Age in Place Renovations

What does the phrase " aging in place" really mean?  The Journal of Housing for the Elderly states “that aging in place is not having to move from one's present residence in order to secure necessary support services in response to changing needs”.  The definition is a bit of a mouthful, but nonetheless, an accurate statement.  No matter the definition, the goal during any modification should be to increase comfort, accessibility and value. 

There are many considerations when planning any renovation whether it’s just an update of a bathroom or creating a first floor master suite.  Certainly, budget is a main factor when considering any renovation, but it should not be the only one.  Other considerations would be, how long you plan on staying in your home, what are your current and potentially future limitations and who else in the family will benefit from the modifications and let's not forget energy efficiency.

More and more boomers and seniors want to remain in their familiar homes.  Many clients’ first request, when remodeling a bathroom for example, is that the bathroom be more accessible, but not look institutional or clinical in any form.  As we approach our "finer" years, considerations need to be made with regards to home modifications that enhance our lifestyle and safety, as well as, creating the ability to maintain independence.  Popular age-in-place renovations include bathrooms with curb-less tiled showers, grab bars, upgraded lighting, wider doors, kitchens, even widening hallways and adding elevators or lifts in certain cases.  More recently the economic conditions has contributed to merging families, which usually results in finishing basements with bedrooms and baths and adding space over a garage or perhaps an addition.

You should consult a professional contractor and possibly a caregiver’s advice when planning your modifications.  Many companies team up with registered nurses and occupational therapists when the client’s situation requires a higher level of care, whether it is driven by short or long term needs.  Additionally, identifying a CAPS (Certified Aging in Place) contractor can be valuable since they have undergone required instruction on the strategies and techniques for designing and building aesthetically pleasing, barrier-free living environments.
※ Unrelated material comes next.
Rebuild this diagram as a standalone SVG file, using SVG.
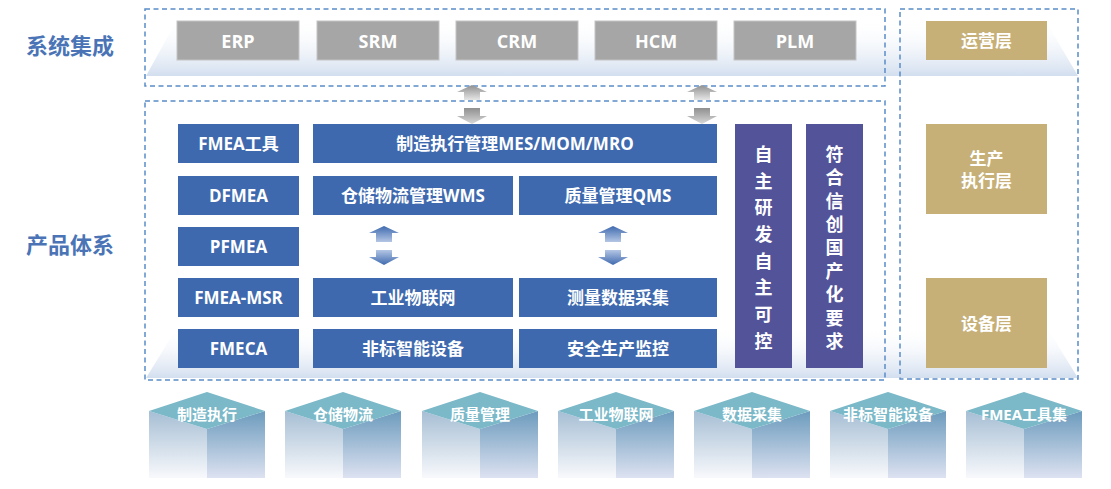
<svg xmlns="http://www.w3.org/2000/svg" width="1111" height="489" viewBox="0 0 1111 489">
<defs>
<linearGradient id="band" x1="0" y1="0" x2="0" y2="1">
<stop offset="0" stop-color="#ffffff" stop-opacity="0"/>
<stop offset="1" stop-color="#d2deef"/>
</linearGradient>
<linearGradient id="blueUp" x1="0" y1="0" x2="0" y2="1">
<stop offset="0" stop-color="#3f6aaf"/>
<stop offset="1" stop-color="#b4c6e4"/>
</linearGradient>
<linearGradient id="blueDown" x1="0" y1="0" x2="0" y2="1">
<stop offset="0" stop-color="#b4c6e4"/>
<stop offset="1" stop-color="#3f6aaf"/>
</linearGradient>
<linearGradient id="grayUp" x1="0" y1="0" x2="0" y2="1">
<stop offset="0" stop-color="#8f8f8f"/>
<stop offset="1" stop-color="#e6e6e6"/>
</linearGradient>
<linearGradient id="grayDown" x1="0" y1="0" x2="0" y2="1">
<stop offset="0" stop-color="#8f8f8f"/>
<stop offset="1" stop-color="#d8d8d8"/>
</linearGradient>
<linearGradient id="cubeL" x1="0" y1="0" x2="0" y2="1">
<stop offset="0" stop-color="#a6bed4"/>
<stop offset="1" stop-color="#f8f9fc"/>
</linearGradient>
<linearGradient id="cubeR" x1="0" y1="0" x2="0" y2="1">
<stop offset="0" stop-color="#6c9bbd"/>
<stop offset="1" stop-color="#dde2f1"/>
</linearGradient>
</defs>
<style>
.dash{fill:none;stroke:#5a8cc8;stroke-width:1.5;stroke-dasharray:5 3.5}
.gray{fill:#a6a6a6;stroke:#c4c4c4;stroke-width:1}
.blue{fill:#3e69ae}
.purple{fill:#53539a}
.gold{fill:#c6b077}
.t{font-family:"Open Sans","Noto Sans CJK SC",sans-serif;font-weight:700;fill:#ffffff;text-anchor:middle;dominant-baseline:central}
.t17{font-size:17px}
.t18{font-size:18px}
.tv{font-family:"Noto Sans CJK SC",sans-serif;font-weight:700;fill:#ffffff;text-anchor:start;dominant-baseline:central;font-size:18px;writing-mode:vertical-rl;glyph-orientation-vertical:0}
.tc{font-size:15px}
.side{font-family:"Noto Sans CJK SC",sans-serif;font-weight:700;fill:#4a74b6;text-anchor:middle;dominant-baseline:central;font-size:22px}
.top{fill:#7bb8c8}
.cl{fill:url(#cubeL)}
.cr{fill:url(#cubeR)}
</style>

<g id="backgrounds">
<polygon points="178,18 1044,18 1078,76 146,76" fill="url(#band)"/>
<polygon points="178,326 1046,326 1078,378 146,378" fill="url(#band)"/>
</g>

<g id="frames">
<rect class="dash" x="145" y="9" width="740" height="77"/>
<rect class="dash" x="145" y="101" width="740" height="279"/>
<rect class="dash" x="900" y="9" width="178" height="370"/>
</g>

<g id="labels">
<text class="side" x="70" y="44">系统集成</text>
<text class="side" x="70" y="243">产品体系</text>
</g>

<g id="erp"><rect class="gray" x="177" y="21" width="122" height="39"/><text class="t t18" x="238" y="40.5">ERP</text></g>
<g id="srm"><rect class="gray" x="317" y="21" width="122" height="39"/><text class="t t18" x="378" y="40.5">SRM</text></g>
<g id="crm"><rect class="gray" x="456" y="21" width="122" height="39"/><text class="t t18" x="517" y="40.5">CRM</text></g>
<g id="hcm"><rect class="gray" x="595" y="21" width="122" height="39"/><text class="t t18" x="656" y="40.5">HCM</text></g>
<g id="plm"><rect class="gray" x="734" y="21" width="122" height="39"/><text class="t t18" x="795" y="40.5">PLM</text></g>

<g id="op-layer"><rect class="gold" x="926" y="21" width="121" height="39"/><text class="t t17" x="986.5" y="40.5">运营层</text></g>
<g id="prod-layer"><rect class="gold" x="926" y="124" width="121" height="90"/><text class="t t17" x="986.5" y="158">生产</text><text class="t t17" x="986.5" y="180">执行层</text></g>
<g id="dev-layer"><rect class="gold" x="926" y="278" width="121" height="90"/><text class="t t17" x="986.5" y="323">设备层</text></g>

<g id="fmea-tool"><rect class="blue" x="178" y="124" width="121" height="39"/><text class="t t17" x="238.5" y="143.5">FMEA工具</text></g>
<g id="dfmea"><rect class="blue" x="178" y="176" width="121" height="39"/><text class="t t17" x="238.5" y="195.5">DFMEA</text></g>
<g id="pfmea"><rect class="blue" x="178" y="227" width="121" height="39"/><text class="t t17" x="238.5" y="246.5">PFMEA</text></g>
<g id="fmea-msr"><rect class="blue" x="178" y="278" width="121" height="39"/><text class="t t17" x="238.5" y="297.5">FMEA-MSR</text></g>
<g id="fmeca"><rect class="blue" x="178" y="329" width="121" height="39"/><text class="t t17" x="238.5" y="348.5">FMECA</text></g>

<g id="mes"><rect class="blue" x="313" y="124" width="404" height="39"/><text class="t t17" x="515" y="143.5">制造执行管理MES/MOM/MRO</text></g>
<g id="wms"><rect class="blue" x="313" y="176" width="200" height="39"/><text class="t t17" x="413" y="195.5">仓储物流管理WMS</text></g>
<g id="qms"><rect class="blue" x="519" y="176" width="198" height="39"/><text class="t t17" x="618" y="195.5">质量管理QMS</text></g>
<g id="iiot"><rect class="blue" x="313" y="278" width="200" height="39"/><text class="t t17" x="413" y="297.5">工业物联网</text></g>
<g id="measure"><rect class="blue" x="519" y="278" width="198" height="39"/><text class="t t17" x="618" y="297.5">测量数据采集</text></g>
<g id="device"><rect class="blue" x="313" y="329" width="200" height="39"/><text class="t t17" x="413" y="348.5">非标智能设备</text></g>
<g id="safety"><rect class="blue" x="519" y="329" width="198" height="39"/><text class="t t17" x="618" y="348.5">安全生产监控</text></g>

<g id="self-dev"><rect class="purple" x="735" y="124" width="57" height="244"/>
<text class="tv" x="763.5" y="145" letter-spacing="8.7">自主研发自主可控</text></g>
<g id="xinchuang"><rect class="purple" x="806" y="124" width="57" height="244"/>
<text class="tv" x="834.5" y="145" letter-spacing="5.4">符合信创国产化要求</text></g>

<g id="connectors">
<polygon fill="url(#grayUp)" points="472,85 487,92 480,92 480,100 464,100 464,92 457,92"/>
<polygon fill="url(#grayDown)" points="464,108 480,108 480,116 487,116 472,124 457,116 464,116"/>
<polygon fill="url(#grayUp)" points="702,85 717,92 710,92 710,100 694,100 694,92 687,92"/>
<polygon fill="url(#grayDown)" points="694,108 710,108 710,116 717,116 702,124 687,116 694,116"/>
<polygon fill="url(#blueUp)" points="384,226 399,233 392,233 392,242 376,242 376,233 369,233"/>
<polygon fill="url(#blueDown)" points="376,250 392,250 392,257 399,257 384,265 369,257 376,257"/>
<polygon fill="url(#blueUp)" points="613,226 628,233 621,233 621,242 605,242 605,233 598,233"/>
<polygon fill="url(#blueDown)" points="605,250 621,250 621,257 628,257 613,265 598,257 605,257"/>
</g>

<g id="cube-1"><polygon class="cl" points="149,411 207,429 207,478 149,478"/><polygon class="cr" points="207,429 265,411 265,478 207,478"/><polygon class="top" points="149,411 207,392 265,411 207,429"/><text class="t tc" x="207" y="414">制造执行</text></g>
<g id="cube-2"><polygon class="cl" points="285,411 343,429 343,478 285,478"/><polygon class="cr" points="343,429 401,411 401,478 343,478"/><polygon class="top" points="285,411 343,392 401,411 343,429"/><text class="t tc" x="343" y="414">仓储物流</text></g>
<g id="cube-3"><polygon class="cl" points="422,411 480,429 480,478 422,478"/><polygon class="cr" points="480,429 538,411 538,478 480,478"/><polygon class="top" points="422,411 480,392 538,411 480,429"/><text class="t tc" x="480" y="414">质量管理</text></g>
<g id="cube-4"><polygon class="cl" points="558,411 616,429 616,478 558,478"/><polygon class="cr" points="616,429 674,411 674,478 616,478"/><polygon class="top" points="558,411 616,392 674,411 616,429"/><text class="t tc" x="616" y="414">工业物联网</text></g>
<g id="cube-5"><polygon class="cl" points="694,411 752,429 752,478 694,478"/><polygon class="cr" points="752,429 810,411 810,478 752,478"/><polygon class="top" points="694,411 752,392 810,411 752,429"/><text class="t tc" x="752" y="414">数据采集</text></g>
<g id="cube-6"><polygon class="cl" points="830,411 888,429 888,478 830,478"/><polygon class="cr" points="888,429 946,411 946,478 888,478"/><polygon class="top" points="830,411 888,392 946,411 888,429"/><text class="t tc" x="888" y="414">非标智能设备</text></g>
<g id="cube-7"><polygon class="cl" points="966,411 1024,429 1024,478 966,478"/><polygon class="cr" points="1024,429 1082,411 1082,478 1024,478"/><polygon class="top" points="966,411 1024,392 1082,411 1024,429"/><text class="t tc" x="1024" y="414">FMEA工具集</text></g>
</svg>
You can find a CAPS contractor in your area on the National Association of Home Builders website.

Ultimately your goal should be to define the project, identify your budget with possibly a 10% overage allowance for unexpected costs and identify your contractor and team early in the planning stage.  Your team may include your contractor, a designer/architect, in some cases an occupational therapist or a registered nurse and any family members involved if it is a merge situation.  Check the local Home Builders Association for qualified professionals with the proper certifications, qualifications and insurance.  Interview your contractor and make sure you are comfortable with them, since you will be spending time together during what can be a stressful time.  I believe that most clients are excited to see the contractor get started and even more excited to see them finish and leave.  You can also check with the Maryland Home Improvement Commission to see the claim history.